Günther Stapelfeldt, scheidender Präsident der Handwerkskammer Lübeck, sprach in einer weiteren Small-Talk-Runde mit Thorsten Freiberg, Präsident vom schleswig-holsteinischen Handwerksverband, ein „heißes Eisen“ für viele Handwerksbetriebe an: die Nachfolge. Denn die Inhaber von etwa 35 Prozent derUnternehmen sind älter als 55 Jahre. Oft ist ein geeigneter Kandidat für eine Übergabe nicht in Sicht - im schlimmsten Fall muss ein erfolgreicher Betrieb dann abgewickelt werden. Stapelfeldt lobte deshalb den Versuch der Politik, mit Fördergeldern die Übernahme durch jüngere Handwerksmeister attraktiver zu machen: „Da sind wir bundesweit in vorderster Reihe.“

In vorderster Reihe steht oft auch Moderator Carsten Kock - auf dem Neujahrsempfang hielt er nun den Festvortrag zum Thema Werbung. Er spielte dem Publikum zahlreiche Audioclips von früher vor, etwa die „Du darfst“ - und Nescafe-Melodie sowie viele weitere, teils auch gewagte Reklame-Ideen. Deutlich wurde zweierlei: der hohe Wiedererkennungswert der Werbung und die vielen Wege, die zum Ziel führen können - im Fall des regionalen Handwerks dazu, erfolgreich um Nachwuchs zu werben.

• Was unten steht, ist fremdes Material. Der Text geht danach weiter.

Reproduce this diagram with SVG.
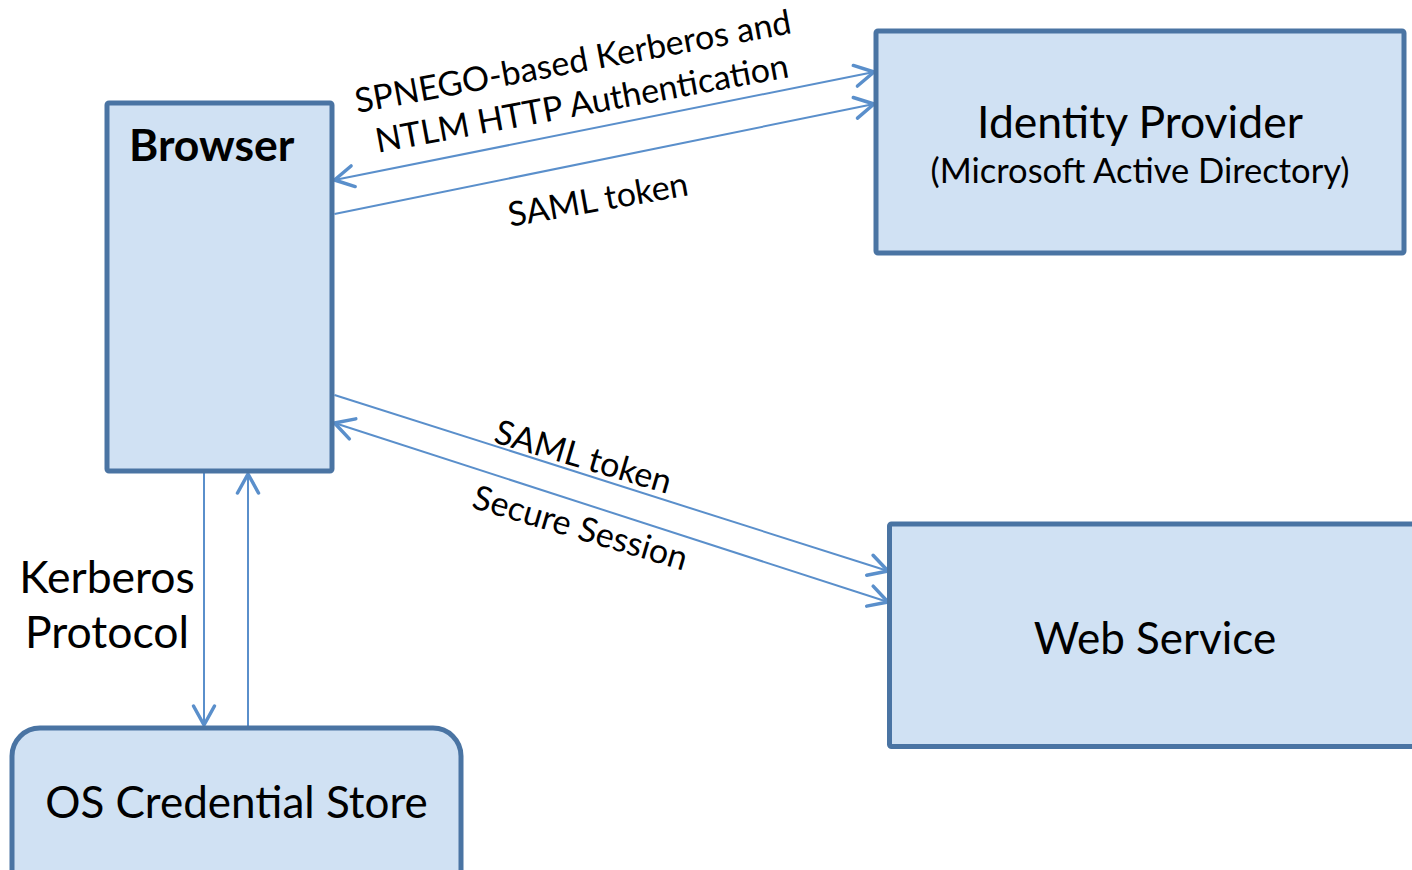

Dass Handwerk durchaus Spaß machen kann, das beweisen gleich sieben Landessieger-Titel, die Azubis aus Betrieben in Mittelholstein beim Wettbewerb in 2018 eingefahren haben: Zu ihnen zählt zum Beispiel Michel Christofferson vom Betrieb Kraushaar in Neumünster, der 1. Landessieger wurde. Michael Holst, Informationselektroniker für Bürosystemtechnik aus Bimöhlen, siegte gemeinsam mit seinem Ausbildungsbetrieb Brückner in Neumünster sogar auf Bundesebene, wurde dort dritter.

Während die jungen Handwerksgesellen ihre Karriere noch vor sich haben, erhielt Malermeister Siegfried Jessen eine besondere Auszeichnung: Vor rund 50 Jahren bestand er seine Meisterprüfung - dafür und für viele Jahre ehrenamtlicher Tätigkeit im Handwerk erhielt er den Goldenen Meisterbrief.